ISLAMABAD: Army chief General Asim Munir expressed his resolve on Saturday to bring all those responsible for targeting military installations in different Pakistani cities following ex-premier Imran Khan’s arrest on corruption charges earlier this week, adding the armed forces would not allow such violation of their sanctity anymore.
The army chief issued the statement while visiting the Corps Headquarters in Peshawar where he received a detailed briefing on the prevailing security situation and ongoing counterterrorism efforts in the country’s northwestern Khyber Pakhtunkhwa province.
The army’s media wing, ISPR, declared May 9, when the protests broke out, as “Black Day” for Pakistan, blaming Khan’s Pakistan Tehreek-e-Insaf (PTI) party for accomplishing what even the country’s enemies had failed to do in the last 75 years.
Prime Minister Shehbaz Sharif also gave a 72-hour ultimatum to the authorities on Saturday to arrest the protesters involved in vandalizing and torching state properties, including the official residence of a top army general, and said he wanted them to be tried in an anti-terrorism court.
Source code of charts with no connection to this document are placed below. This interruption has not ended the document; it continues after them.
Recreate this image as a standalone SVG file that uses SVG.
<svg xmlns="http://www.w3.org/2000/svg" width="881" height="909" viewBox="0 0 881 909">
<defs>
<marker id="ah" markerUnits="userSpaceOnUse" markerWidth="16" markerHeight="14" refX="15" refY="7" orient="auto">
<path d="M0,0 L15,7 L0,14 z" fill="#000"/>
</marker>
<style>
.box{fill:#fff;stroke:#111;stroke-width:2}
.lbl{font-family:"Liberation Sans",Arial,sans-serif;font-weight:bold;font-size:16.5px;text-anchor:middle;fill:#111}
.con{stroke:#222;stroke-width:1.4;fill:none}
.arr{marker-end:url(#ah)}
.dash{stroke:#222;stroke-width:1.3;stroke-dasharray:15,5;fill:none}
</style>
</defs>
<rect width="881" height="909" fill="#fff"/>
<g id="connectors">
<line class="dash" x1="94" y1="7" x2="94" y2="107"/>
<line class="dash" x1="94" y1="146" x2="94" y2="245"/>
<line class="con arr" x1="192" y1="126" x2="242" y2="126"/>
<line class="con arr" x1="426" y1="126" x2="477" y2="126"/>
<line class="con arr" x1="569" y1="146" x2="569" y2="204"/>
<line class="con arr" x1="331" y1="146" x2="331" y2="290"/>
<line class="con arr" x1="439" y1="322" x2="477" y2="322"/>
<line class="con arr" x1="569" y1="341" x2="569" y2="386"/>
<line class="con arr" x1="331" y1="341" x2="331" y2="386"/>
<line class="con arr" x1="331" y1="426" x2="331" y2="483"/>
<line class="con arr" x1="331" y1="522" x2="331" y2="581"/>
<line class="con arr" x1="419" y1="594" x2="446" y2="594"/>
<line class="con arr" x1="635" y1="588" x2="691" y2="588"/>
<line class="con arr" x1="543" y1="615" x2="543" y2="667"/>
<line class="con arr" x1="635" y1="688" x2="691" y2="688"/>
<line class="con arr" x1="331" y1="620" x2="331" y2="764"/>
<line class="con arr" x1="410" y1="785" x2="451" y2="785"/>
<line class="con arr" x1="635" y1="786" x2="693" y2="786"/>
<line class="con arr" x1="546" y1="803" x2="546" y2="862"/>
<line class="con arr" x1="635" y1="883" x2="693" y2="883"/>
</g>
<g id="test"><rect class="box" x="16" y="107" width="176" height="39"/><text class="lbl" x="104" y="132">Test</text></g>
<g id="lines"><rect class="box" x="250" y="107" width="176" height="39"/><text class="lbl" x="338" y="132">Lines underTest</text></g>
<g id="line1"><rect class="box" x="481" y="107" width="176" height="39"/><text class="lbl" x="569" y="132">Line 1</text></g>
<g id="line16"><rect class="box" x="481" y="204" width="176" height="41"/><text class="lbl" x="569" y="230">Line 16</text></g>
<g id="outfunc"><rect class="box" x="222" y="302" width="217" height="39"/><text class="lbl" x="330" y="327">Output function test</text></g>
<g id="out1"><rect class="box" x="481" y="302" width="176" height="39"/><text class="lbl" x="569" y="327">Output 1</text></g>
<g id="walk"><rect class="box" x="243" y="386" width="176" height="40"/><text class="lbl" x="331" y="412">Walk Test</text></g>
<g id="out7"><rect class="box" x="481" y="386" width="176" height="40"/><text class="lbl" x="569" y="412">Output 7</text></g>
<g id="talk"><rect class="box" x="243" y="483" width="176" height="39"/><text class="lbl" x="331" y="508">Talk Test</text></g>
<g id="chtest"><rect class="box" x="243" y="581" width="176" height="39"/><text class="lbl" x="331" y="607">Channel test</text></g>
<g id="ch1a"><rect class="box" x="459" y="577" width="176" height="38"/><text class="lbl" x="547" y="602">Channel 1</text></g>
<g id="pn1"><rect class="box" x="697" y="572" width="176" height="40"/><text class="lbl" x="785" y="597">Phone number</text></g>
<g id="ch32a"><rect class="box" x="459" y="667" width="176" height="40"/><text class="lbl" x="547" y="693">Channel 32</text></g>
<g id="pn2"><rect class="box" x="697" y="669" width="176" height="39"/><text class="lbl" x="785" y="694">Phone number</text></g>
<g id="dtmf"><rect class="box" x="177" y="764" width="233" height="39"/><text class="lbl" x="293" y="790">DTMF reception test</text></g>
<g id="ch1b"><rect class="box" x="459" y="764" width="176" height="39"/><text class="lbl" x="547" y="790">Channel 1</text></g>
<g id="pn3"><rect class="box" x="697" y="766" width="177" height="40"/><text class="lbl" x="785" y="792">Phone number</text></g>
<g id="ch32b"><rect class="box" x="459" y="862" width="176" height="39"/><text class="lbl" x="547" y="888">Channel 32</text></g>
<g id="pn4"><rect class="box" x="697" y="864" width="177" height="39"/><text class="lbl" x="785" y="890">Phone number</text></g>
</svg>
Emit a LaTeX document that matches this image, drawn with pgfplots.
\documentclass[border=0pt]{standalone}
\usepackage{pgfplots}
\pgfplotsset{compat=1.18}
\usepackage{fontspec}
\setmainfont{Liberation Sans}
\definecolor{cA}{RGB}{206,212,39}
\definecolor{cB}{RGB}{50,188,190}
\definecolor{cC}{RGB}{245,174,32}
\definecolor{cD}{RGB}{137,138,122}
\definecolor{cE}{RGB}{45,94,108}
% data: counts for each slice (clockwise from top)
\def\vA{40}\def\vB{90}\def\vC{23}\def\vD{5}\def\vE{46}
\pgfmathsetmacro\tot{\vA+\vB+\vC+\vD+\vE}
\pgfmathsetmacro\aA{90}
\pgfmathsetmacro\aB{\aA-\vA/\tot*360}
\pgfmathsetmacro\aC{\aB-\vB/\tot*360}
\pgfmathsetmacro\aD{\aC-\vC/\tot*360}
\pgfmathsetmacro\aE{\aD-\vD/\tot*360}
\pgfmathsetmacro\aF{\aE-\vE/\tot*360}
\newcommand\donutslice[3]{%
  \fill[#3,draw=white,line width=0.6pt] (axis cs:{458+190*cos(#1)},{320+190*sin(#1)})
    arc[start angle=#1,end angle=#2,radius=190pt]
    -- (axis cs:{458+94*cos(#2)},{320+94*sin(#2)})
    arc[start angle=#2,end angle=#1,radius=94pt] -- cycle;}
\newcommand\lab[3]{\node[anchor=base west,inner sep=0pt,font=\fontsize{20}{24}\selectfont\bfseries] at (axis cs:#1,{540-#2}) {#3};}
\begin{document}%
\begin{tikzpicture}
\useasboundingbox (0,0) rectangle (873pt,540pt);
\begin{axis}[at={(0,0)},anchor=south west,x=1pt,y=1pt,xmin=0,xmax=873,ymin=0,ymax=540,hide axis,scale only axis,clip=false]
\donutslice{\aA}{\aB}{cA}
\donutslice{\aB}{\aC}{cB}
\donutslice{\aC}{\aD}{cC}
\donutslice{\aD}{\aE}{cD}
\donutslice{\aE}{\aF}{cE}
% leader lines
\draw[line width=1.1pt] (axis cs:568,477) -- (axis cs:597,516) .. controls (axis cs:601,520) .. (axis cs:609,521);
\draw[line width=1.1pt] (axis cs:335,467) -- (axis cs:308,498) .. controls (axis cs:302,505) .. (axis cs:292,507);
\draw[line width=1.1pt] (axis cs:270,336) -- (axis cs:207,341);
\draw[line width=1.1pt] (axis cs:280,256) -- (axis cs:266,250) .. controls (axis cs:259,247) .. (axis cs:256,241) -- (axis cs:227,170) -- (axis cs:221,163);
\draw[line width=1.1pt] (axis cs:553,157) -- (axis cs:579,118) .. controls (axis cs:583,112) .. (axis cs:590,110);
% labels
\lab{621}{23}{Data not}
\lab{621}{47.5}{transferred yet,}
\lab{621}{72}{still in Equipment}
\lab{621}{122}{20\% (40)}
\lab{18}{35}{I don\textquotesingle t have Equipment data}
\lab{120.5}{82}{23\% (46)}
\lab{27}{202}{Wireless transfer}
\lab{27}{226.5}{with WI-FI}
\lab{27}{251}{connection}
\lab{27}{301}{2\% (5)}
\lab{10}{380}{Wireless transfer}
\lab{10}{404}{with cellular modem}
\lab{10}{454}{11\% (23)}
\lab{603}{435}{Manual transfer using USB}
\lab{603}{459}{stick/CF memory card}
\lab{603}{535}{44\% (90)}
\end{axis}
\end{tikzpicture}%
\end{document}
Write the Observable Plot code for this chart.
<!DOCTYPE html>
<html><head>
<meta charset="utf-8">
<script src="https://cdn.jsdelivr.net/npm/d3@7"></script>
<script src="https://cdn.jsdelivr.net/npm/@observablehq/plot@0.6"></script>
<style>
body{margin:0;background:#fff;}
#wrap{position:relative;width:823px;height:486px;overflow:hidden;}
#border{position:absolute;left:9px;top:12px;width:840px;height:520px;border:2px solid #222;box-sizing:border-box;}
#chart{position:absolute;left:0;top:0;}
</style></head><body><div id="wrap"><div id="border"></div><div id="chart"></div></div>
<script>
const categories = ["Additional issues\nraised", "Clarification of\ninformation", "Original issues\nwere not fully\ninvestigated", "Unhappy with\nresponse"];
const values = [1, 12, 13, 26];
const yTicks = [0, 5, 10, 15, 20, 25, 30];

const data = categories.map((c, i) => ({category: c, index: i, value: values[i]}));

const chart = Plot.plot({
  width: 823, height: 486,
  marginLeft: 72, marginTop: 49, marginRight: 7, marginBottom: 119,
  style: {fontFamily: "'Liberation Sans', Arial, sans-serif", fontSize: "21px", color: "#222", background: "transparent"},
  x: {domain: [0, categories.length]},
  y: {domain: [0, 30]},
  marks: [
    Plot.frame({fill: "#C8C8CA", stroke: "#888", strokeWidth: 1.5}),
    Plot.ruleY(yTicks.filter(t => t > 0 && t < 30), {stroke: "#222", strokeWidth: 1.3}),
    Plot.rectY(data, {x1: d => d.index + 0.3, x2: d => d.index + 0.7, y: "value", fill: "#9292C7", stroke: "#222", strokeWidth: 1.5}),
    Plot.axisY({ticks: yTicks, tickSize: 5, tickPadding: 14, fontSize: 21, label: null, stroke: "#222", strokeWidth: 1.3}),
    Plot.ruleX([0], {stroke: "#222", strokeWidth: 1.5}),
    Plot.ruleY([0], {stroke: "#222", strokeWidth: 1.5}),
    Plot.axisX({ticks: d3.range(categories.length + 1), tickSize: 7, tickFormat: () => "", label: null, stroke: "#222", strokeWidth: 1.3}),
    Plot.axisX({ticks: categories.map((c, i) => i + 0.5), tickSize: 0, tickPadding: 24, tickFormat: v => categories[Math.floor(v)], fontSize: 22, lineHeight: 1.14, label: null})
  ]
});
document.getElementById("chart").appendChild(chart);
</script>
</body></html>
“The Armed Forces will not tolerate any further attempt of violating the sanctity and security of its installations or vandalism and resolved to bring to justice all the planners, abettors, instigators and executors of vandalism on the Black Day of 9th May,” the ISPR said in its statement about the army chief’s visit to Peshawar and his conversation with the officers.
Discussing the overall security situation, he said: “We shall continue with our endeavors of peace and stability, and there will be no room for spoilers of the process.”
Prime Minister Sharif also condemned PTI supporters for indulging in violence and chanting slogans against the country’s military.
“Attacking an institution, whose soldiers are working 24 hours to protect this country from enemies without thinking about their own lives, is condemnable,” he said, adding he was deeply sad to see Pakistani citizens acting like the enemies of the state.
Khan has distanced himself from the violent protests which took place while he was in the custody of the country’s anti-graft body. He said during his first public address since his release that his party believed in non-violent struggle and called for an “independent inquiry” into the incidents of vandalism under the Supreme Court of Pakistan.